Laissons un peu de côté le réchauffement, l’urgence, l’angoisse, la peur panique du basculement et de l’extinction de l’humanité. Vérifions avant de croire.

 

 

 

Catégories : Environnement-Climat 5 commentaires

Commentaires

  • Bonjour, ma question n'est pas du tout provocatrice, et j'espère qu'elle ne paraitra pas condescendante. Elle est sincère.

    N'avez vous jamais pensé que votre constance à chercher des preuves de l'absence d'effondrement vous aidait en réalité à invisibiliser ses effets, c'est à dire en dernière analyse à mieux le gérer émotionnellement ?

  • Bonjour Laurent,

    Votre question ne me choque pas, je la trouve même pertinente. Je me pose régulièrement des questions sur ma propre démarche, sur ce qui me motive et sur ce qui en résulte.
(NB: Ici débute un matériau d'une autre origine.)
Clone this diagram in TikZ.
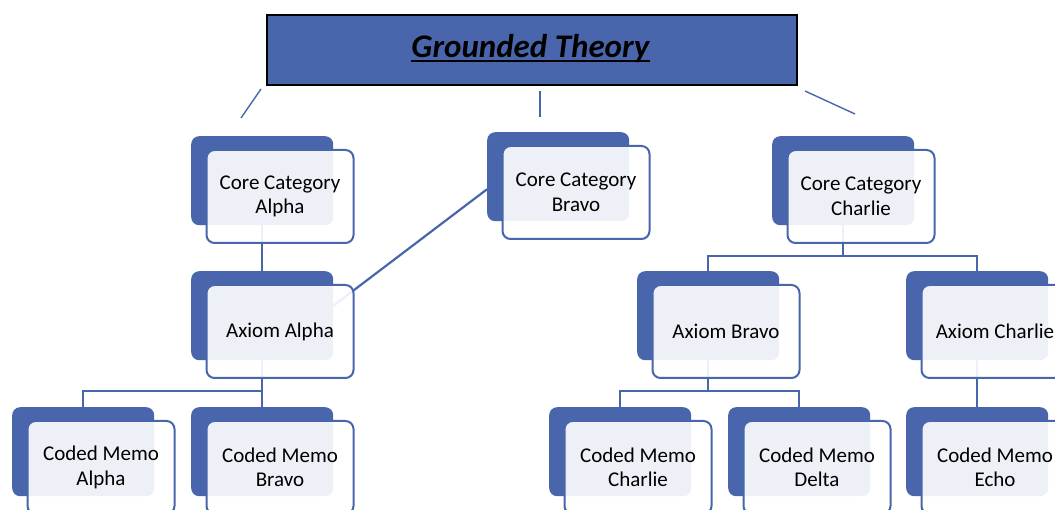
\documentclass[tikz,border=0pt]{standalone}
\usepackage{fontspec}
\setmainfont{Carlito}
\usetikzlibrary{calc}
\definecolor{accent}{RGB}{73,102,172}
\pgfdeclarelayer{paper}
\pgfdeclarelayer{cardback}
\pgfdeclarelayer{links}
\pgfsetlayers{paper,cardback,links,main}
% one card: a solid back plate and a translucent front plate, offset down-right
\newcommand\card[4]{%
  \begin{pgfonlayer}{cardback}
    \node[backcard] (#1-b) at (#2,#3) {};
  \end{pgfonlayer}
  \node[frontcard] (#1) at ($(#2,#3)+(14.5,13)$) {#4};
}
\begin{document}
\begin{tikzpicture}[x=1pt,y=-1pt,
  backcard/.style={draw=none, fill=accent, rounded corners=8pt,
    minimum width=142pt, minimum height=89pt, anchor=north west, inner sep=0pt},
  frontcard/.style={draw=accent, line width=2pt, fill=white, fill opacity=0.9,
    text opacity=1, rounded corners=8pt, minimum width=147pt, minimum height=93pt,
    align=center, font=\fontsize{21}{24.5}\selectfont, anchor=north west, inner sep=0pt},
  titlebox/.style={draw=black, line width=2pt, fill=accent, minimum width=530pt,
    minimum height=70pt, anchor=north west, inner sep=0pt},
  link/.style={draw=accent, line width=2.2pt},
  thinlink/.style={draw=accent, line width=1.4pt}]

\useasboundingbox (0,0) rectangle (1055,510);
\begin{pgfonlayer}{paper}
  \fill[white] (0,0) rectangle (1055,510);
\end{pgfonlayer}
\clip (0,0) rectangle (1055,510);

% title banner
\node[titlebox] (title) at (266,14) {};
\node[anchor=base, inner sep=0pt, font=\fontsize{33}{40}\selectfont\bfseries\itshape]
  (ttl) at (530.5,58) {Grounded Theory};
\draw[line width=2.6pt] ([yshift=-3.2pt]ttl.base west) -- ([yshift=-3.2pt]ttl.base east);

% short strokes under the banner
\coordinate (s1a) at (261,89);  \coordinate (s1b) at (241,118);
\coordinate (s2a) at (540,91);  \coordinate (s2b) at (540,117);
\coordinate (s3a) at (805,91);  \coordinate (s3b) at (855,114);
\draw[thinlink] (s1a) -- (s1b);
\draw[thinlink] (s2a) -- (s2b);
\draw[thinlink] (s3a) -- (s3b);

% cards
\card{cA}{191}{136}{Core Category\\Alpha}
\card{cB}{487}{132}{Core Category\\Bravo}
\card{cC}{772}{136}{Core Category\\Charlie}
\card{aA}{191}{271}{Axiom Alpha}
\card{aB}{637}{271}{Axiom Bravo}
\card{aC}{906}{271}{Axiom Charlie}
\card{mA}{12}{407}{Coded Memo\\Alpha}
\card{mB}{191}{407}{Coded Memo\\Bravo}
\card{mC}{549}{407}{Coded Memo\\Charlie}
\card{mD}{728}{407}{Coded Memo\\Delta}
\card{mE}{906}{407}{Coded Memo\\Echo}

% connectors
\begin{pgfonlayer}{links}
  \draw[link] (cA-b.south) -- (aA-b.north);
  \draw[link] (cB-b.190) -- (aA-b.8);
  \draw[link] (aA-b.south) -- ([yshift=16pt]aA-b.south |- mB-b.north);
  \draw[link] (mA-b.north) -- ++(0,-16) -| (mB-b.north);
  \draw[link] (cC-b.south) -- ([yshift=15pt]cC-b.south |- aB-b.north);
  \draw[link] (aB-b.north) -- ++(0,-15) -| (aC-b.north);
  \draw[link] (aB-b.south) -- ([yshift=16pt]aB-b.south |- mC-b.north);
  \draw[link] (mC-b.north) -- ++(0,-16) -| (mD-b.north);
  \draw[link] (aC-b.south) -- (mE-b.north);
\end{pgfonlayer}
\end{tikzpicture}
\end{document}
    Cela m'est difficile de vous répondre. Si c'est le cas, c'est quelque chose que je ne fais pas à dessein. Au début des campagnes d'info sur le réchauffement j'avais tendance à y croire. Et puis mon intérêt ancien pour la météo et le climat a pris le dessus, je me suis mis à confronter mes observations personnelles avec l'alarmisme, je les ai creusées, élaborées grâce aux données disponibles.

    Il est vrai que je vis émotionnellement plutôt bien l'évolution climatique actuelle. Mais c'est, je pense, d'abord parce que j'ai un doute profond, objectif, sur le risque d'effondrement (je ne peux d'ailleurs que regretter que ce doute ne soit pas plus partagé).

    Par contre il est inconfortable de ne pas suivre la majorité. La majorité des gens avec qui je parle n'ont que très peu de notions. Ils croient la presse, et la presse les met en feu. Je pense que très peu d'acteurs savent réellement quoi que ce soit sur la météo et le climat, et la confusion règne au profit de la panique. Je ne peux cautionner cela.

    Mais c'est évidemment discutable, et j'ignore encore où cela me mènera.

  • Pour revenir au sujet du jour, il est je trouve emblématique. La presse grand tirage rajoute une couche sur le réchauffement, et des chercheurs qui ont étudié la région ne voient au contraire pas de lien. Ils le disent avec ménagement mais assez clairement. Avec cela on ne peut qu'entretenir le stress et un sentiment d'impuissance, vu que la cause supposée et l'effet constaté ne sont pas liés.

    Dissonance cognitive majeure qui met les gens dans les mains de quelques spécialistes supposés mieux sachant. Ce dont je doute aussi quand je vois le décalage et la surestimation du réchauffement par les modèles, en comparaison aux relevés. Lesquels relevés devraient eux aussi être discuté attendu les problèmes soulevés par l'emplacement de nombreuses stations météo et par les ajustements successifs des données, entre autres.

  • Bonsoir, merci beaucoup pour votre réponse sincère et argumentée.

    L'effondrement est vu souvent comme un évènement brutal, or beaucoup d'analystes montrent qu'il peut se produire lentement, par paliers successifs, sans qu'on ait l'impression d'un changement radical dans l'ordre des choses.

    Ce qui me frappe le plus, c'est quand vous dites : "Je pense que très peu d'acteurs savent réellement quoi que ce soit sur la météo et le climat", ou que vous parlez du "décalage et de la surestimation du réchauffement par les modèles, en comparaison aux relevés"

    Pourtant, les spécialistes du climat existent, ils prennent évidemment en compte ces décalages, pourquoi leur prêter une telle absence d'expertise, surtout quand celle-ci est aussi partagée ?

    C'est là dessus que j'ai du mal à vous comprendre. Qu'on s'interroge objectivement sur les limites de la science du climat, je le comprend, mais qu'on tienne des positions aussi radicales me semble obéir à d'autres motivations qu'une simple inquiétude envers l'objectivité scientifique.

    Bien sûr, je peux me tromper.

    En tout cas, je continuerai à lire vos posts sur le climat, que je trouve intéressants et bien faits.

  • Je pense que le réchauffement climatique est une réalité car je fais confiance aux scientifiques du Giec. Mais quand la presse s'empare du sujet, ce n'est plus de la science mais de l'idéologie. Le moindre écart météorologique devient alors une preuve supplémentaire des conséquences de la montée des gaz à effet de serre. Tout est bon pour faire peur. Certes, la prise de conscience du réchauffement est nécessaire mais c'est la vérité qui compte et seulement la vérité. Hélas ! les journalistes scientifiques ne sont pas nombreux dans les rédactions. Ce qui manque c'est une information objective et H.L. essaie de compenser la partie cachée de l'info, ce qui permet de se faire une opinion relativement proche de la réalité.